Capitalism: A Love Story reveals the hidden realities of capitalist exploitation. Sam Fairbairn admires Michael Moore’s call for a mass movement against the bankers.

Michael Moore gets a lot of flack. Its not surprising the right dismisses him as a propagandist, but a surprising number of liberals and leftists are fond of taking pot-shots at him, calling him over-simplistic or self-obsessed. What is wrong with these people?

As the global financial crisis deepens and attacks on jobs and public services escalate, Michael Moore’s latest film offers up a series of shocking, humorous and occasionally poignant accounts of capitalist exploitation and ends with a rallying cry for mass action and organisation.

Capitalism: A Love Story reveals the hidden realities of capitalist exploitation, framed around the impact of the current crisis on billions of ordinary people. We are shown how, structured in to the core of capitalism, is a ruthless drive for profit at the expense of an exploited majority.

House repossessions, insurance scams, well known businesses making millions from the deaths of their employees; Moore doesn’t just depict these as isolated anomalies in an otherwise benevolent system, but as endemic.

Footage of a government rally shows the chairman of Meryl Lynch, having been appointed Secretary of the Treasury, instructing President Reagan to “speed it up”, a fitting indicator of the symbiotic relationship between business and the state.

Through examples like these, Moore illustrates how, historically, the senate and its advisors have been dominated by ex-directors of some of the biggest profit making companies in the world.

Moore shows how capitalist ideology also influences the legal system, telling the story of a privatised juvenile prison where kids are falsely imprisoned for throwing food around and other such spurious ‘crimes’.
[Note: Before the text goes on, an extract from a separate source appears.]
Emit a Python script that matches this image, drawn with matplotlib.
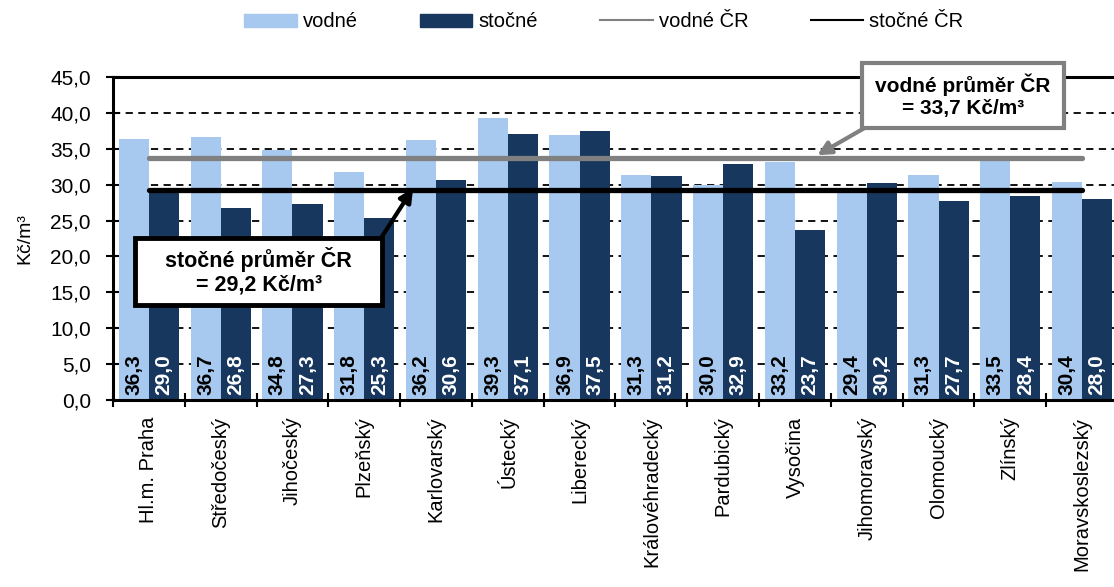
import matplotlib
matplotlib.use("Agg")
import matplotlib.pyplot as plt
import numpy as np
from matplotlib.lines import Line2D
from matplotlib.patches import Patch, Rectangle

plt.rcParams['font.family'] = ['Liberation Sans', 'DejaVu Sans']

# Data
kraje = ["Hl.m. Praha", "Středočeský", "Jihočeský", "Plzeňský", "Karlovarský",
         "Ústecký", "Liberecký", "Královéhradecký", "Pardubický", "Vysočina",
         "Jihomoravský", "Olomoucký", "Zlínský", "Moravskoslezský"]
vodne = [36.3, 36.7, 34.8, 31.8, 36.2, 39.3, 36.9, 31.3, 30.0, 33.2, 29.4, 31.3, 33.5, 30.4]
stocne = [29.0, 26.8, 27.3, 25.3, 30.6, 37.1, 37.5, 31.2, 32.9, 23.7, 30.2, 27.7, 28.4, 28.0]
vodne_cr = 33.7
stocne_cr = 29.2

light = '#A7C9EF'
dark = '#17375E'


def fmt(v):
    return f"{v:.1f}".replace('.', ',')


fig = plt.figure(figsize=(11.14, 5.87), dpi=100)
# right edge of the plot area runs slightly past the figure, like the original
ax = fig.add_axes([113 / 1114, 1 - 400 / 587, 1005 / 1114, 323 / 587])

x = np.arange(len(kraje))
w = 0.42
ax.bar(x - w / 2, vodne, w, color=light, zorder=2)
ax.bar(x + w / 2, stocne, w, color=dark, zorder=2)

# national averages as line series across the categories
ax.plot(x, [vodne_cr] * len(x), color='#808080', lw=3.8, solid_capstyle='round', zorder=3)
ax.plot(x, [stocne_cr] * len(x), color='black', lw=3.8, solid_capstyle='round', zorder=3)

# value labels at the bar bottoms
for i in range(len(x)):
    ax.text(x[i] - w / 2, 0.7, fmt(vodne[i]), rotation=90, ha='center', va='bottom',
            fontsize=15, fontweight='bold', color='black', zorder=4)
    ax.text(x[i] + w / 2, 0.7, fmt(stocne[i]), rotation=90, ha='center', va='bottom',
            fontsize=15, fontweight='bold', color='white', zorder=4)

# axes
ax.set_xlim(-0.5, len(x) - 0.5)
ax.set_ylim(0, 45)
yt = np.arange(0, 46, 5)
ax.set_yticks(yt)
ax.set_yticklabels([fmt(v) for v in yt], fontsize=15)
ax.tick_params(axis='y', direction='inout', length=10, width=1.5, pad=11)
ax.set_xticks(x)
ax.set_xticklabels(kraje, rotation=90, fontsize=14.5)
ax.tick_params(axis='x', which='major', length=0, pad=12)
ax.set_xticks(np.arange(-0.5, len(x), 1), minor=True)
ax.tick_params(axis='x', which='minor', direction='inout', length=10, width=1.5)
ax.set_ylabel("Kč/m³", fontsize=14, labelpad=12)

for g in yt[1:-1]:
    ax.axhline(g, color='black', lw=1.3, ls=(0, (4, 3)), zorder=1)

ax.spines['right'].set_visible(False)
for s in ['left', 'bottom', 'top']:
    ax.spines[s].set_linewidth(2.2)

# callout boxes
ax.add_patch(Rectangle((9.93, 37.9), 2.815, 9.05, fc='white', ec='#808080', lw=3,
                       zorder=6, clip_on=False))
ax.text(11.34, 42.4, "vodné průměr ČR\n= 33,7 Kč/m³", ha='center', va='center',
        fontsize=15, fontweight='bold', zorder=7, linespacing=1.15)
ax.annotate("", xy=(9.31, 34.1), xytext=(9.97, 37.9), zorder=5,
            arrowprops=dict(arrowstyle='-|>,head_length=0.8,head_width=0.4', color='#808080',
                            lw=3, shrinkA=0, shrinkB=0))

ax.add_patch(Rectangle((-0.19, 13.23), 3.44, 9.34, fc='white', ec='black', lw=3.5,
                       zorder=6))
ax.text(1.53, 17.9, "stočné průměr ČR\n= 29,2 Kč/m³", ha='center', va='center',
        fontsize=15.5, fontweight='bold', zorder=7, linespacing=1.15)
ax.annotate("", xy=(3.68, 29.5), xytext=(3.23, 22.5), zorder=5,
            arrowprops=dict(arrowstyle='-|>,head_length=0.8,head_width=0.4', color='black',
                            lw=3, shrinkA=0, shrinkB=0))

# legend
handles = [Patch(color=light), Patch(color=dark),
           Line2D([], [], color='#808080', lw=1.5), Line2D([], [], color='black', lw=1.5)]
labels = ["vodné", "stočné", "vodné ČR", "stočné ČR"]
fig.legend(handles, labels, loc='center', bbox_to_anchor=(0.542, 0.963), ncol=4,
           frameon=False, fontsize=14.5, handlelength=2.6, handleheight=0.6,
           handletextpad=0.3, columnspacing=3.1)

fig.savefig("out.png", dpi=100)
Through Moore’s film, anti-capitalist ideas spring vividly to life, exposing, in what he describes as an economic coup d’√©tat, the hypocrisy of bank bail-outs and the government’s failure to find out where the money has gone or what it is being used for.

Despite the hope generated by President Obama’s election campaign, illustrated by tear-jerking footage of the relief experienced by thousands after he got in, Moore points out that one of the new presidents top advisors is the director of Goldman Sachs, concluding that, without radical change, it’s business as usual.

Moore gets a bit dewy eyed about Obama and sentimental about Roosevelt, but there‘s no doubt that his main thought is that change must come about through mass political struggle. He shows how ordinary people are resisting the crisis on a local basis through factory occupations, protests against bail outs and campaigns to stop house repossessions.

The film ends with a rallying call to action and one of the finest versions of the Internationale I have ever heard, sung in the style of Frank Sinatra. Local activity is not enough, Moore argues, and he cannot go on being a lone national figurehead against the system. ‘Speed it up’ he whispers to us all.